If you do not have the pre-requisites, but are still interested in learning about machine learning, I recommend you take CS340, the undergrad version of this class, taught by Nando de Freitas Fall 2008.

Workload

This class will be quite time consuming. Attending lectures: 3h. Weekly homeworks: about 6h. Weekly reading: about 6h. Total: 15h/week.
If you cannot handle this, I recommend you take CS340, the undergrad version of this class.

Textbook

Machine Learning: a probabilistic approach. Students will be able to buy a copy of this book, which I am writing, after Sept 8th, from
Copiesmart Centre, 103-5728 U. Blvd, right next to McDonald's in the UBC Village.

If you find typos, please follow the procedure outline here.

In addition to my book, you may find the following useful:

Grading

Midterm (open-book): 30%, Weekly assignments: 30%, Final project: 40%.

Homeworks

Homeworks are listed below. Numbers refer to exercises in my book. (M) after a homework exercise refers to Matlab. Data and supporting code for the homeworks can be found by downloading PMTK.

Tentative Timetable

Reading material refers to the 7 Sep 08 version. New means the midterm (8 Oct 08) version.
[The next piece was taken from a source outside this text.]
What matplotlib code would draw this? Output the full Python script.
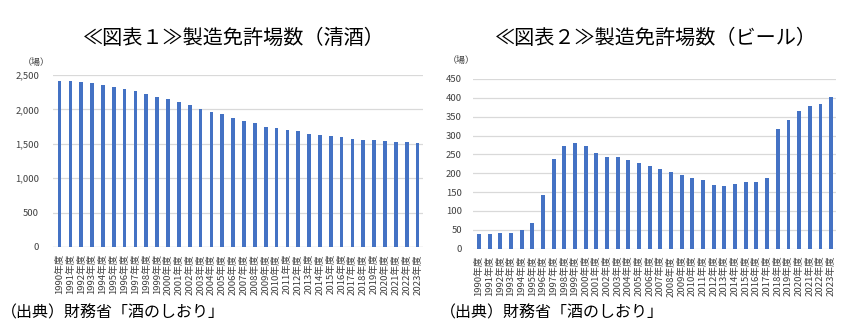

L# Date Topic Reading Homework
L1 Tue Sep 9
Intro Ch 1, Matlab tutorial hw1.pdf
L2 Thu Sep 11 Data visualization, probabilistic models, MLE Ch 2 .
L3 Tue Sep 16 Basic concepts New version of ch 2 hw2.pdf prostate.mat (same as in BLT/Data). hw2Sol.pdf
L4 Thu Sep 18 Linear regression 19.2, 19.3, Review ch 38 .
L5 Tue Sep 23 Linear algebra, Ridge regression 19.4, Review ch 38 Hw3.pdf , hw3Sol.pdf
L6 Thu Sep 25 Logistic regression 22.1, 22.2 .
L7 Tue Sep 30 MVN, LDA/QDA 3.2, 4.2 hw4.pdf, naiveBayesExCode.zip, hw4Sol.pdf
L8 Thu Oct 2 Naive Bayes; Beta-Binomial model Ch 4, 9.3 .
L9 Tue Oct 7 Bayesian concept learning; Beta-Binomial; Dirichlet-Multinomial 8.1-8.3, 9.1-9.4 hw5.pdf, NBLRcode.zip
L10 Thu Oct 9 Bayesian parameter estimation for Gaussians, generative classifiers, linear and logistic regression 5.6, 22.1.3, 9.6 .
L11 Tue Oct 14 Decision theory ; model selection New ch 5, new ch 6, new 3.3, new 8.6 .
L12 Thu Oct 16 Midterm . .
L13 Tue Oct 21 Feature selection 20.1-20.3, 21.1-21.3 .
L14 Thu Oct 23 L1 regularization . .
L15 Tue Oct 28 Mixture models, EM, non-parametric models 3.3-3.4, 14.1-14.5, 17.1-1.3 HW6
L16 Thu Oct 30 Guest lecture by Matt Brown on applications of non-parametric regression . .
L17 Tue Nov 4 Directed graphical models . Project proposals due
L18 Thu Nov 6 Conditioanl mixture models, sparse Bayesian learning, EM as bound optimization . .
L19 Tue Nov 11 Remembrance day . .
L20 Thu Nov 13 Kalman filters . .
L21 Tue Nov 18 PCA . .
L22 Thu Nov 20 Markov models . .
L23 Tue Nov 25 HMMs . .
L24 Thu Nov 27 MCMC . .
Final projects: presentation, Thur Dec 4th, written report Mon Dec 15th.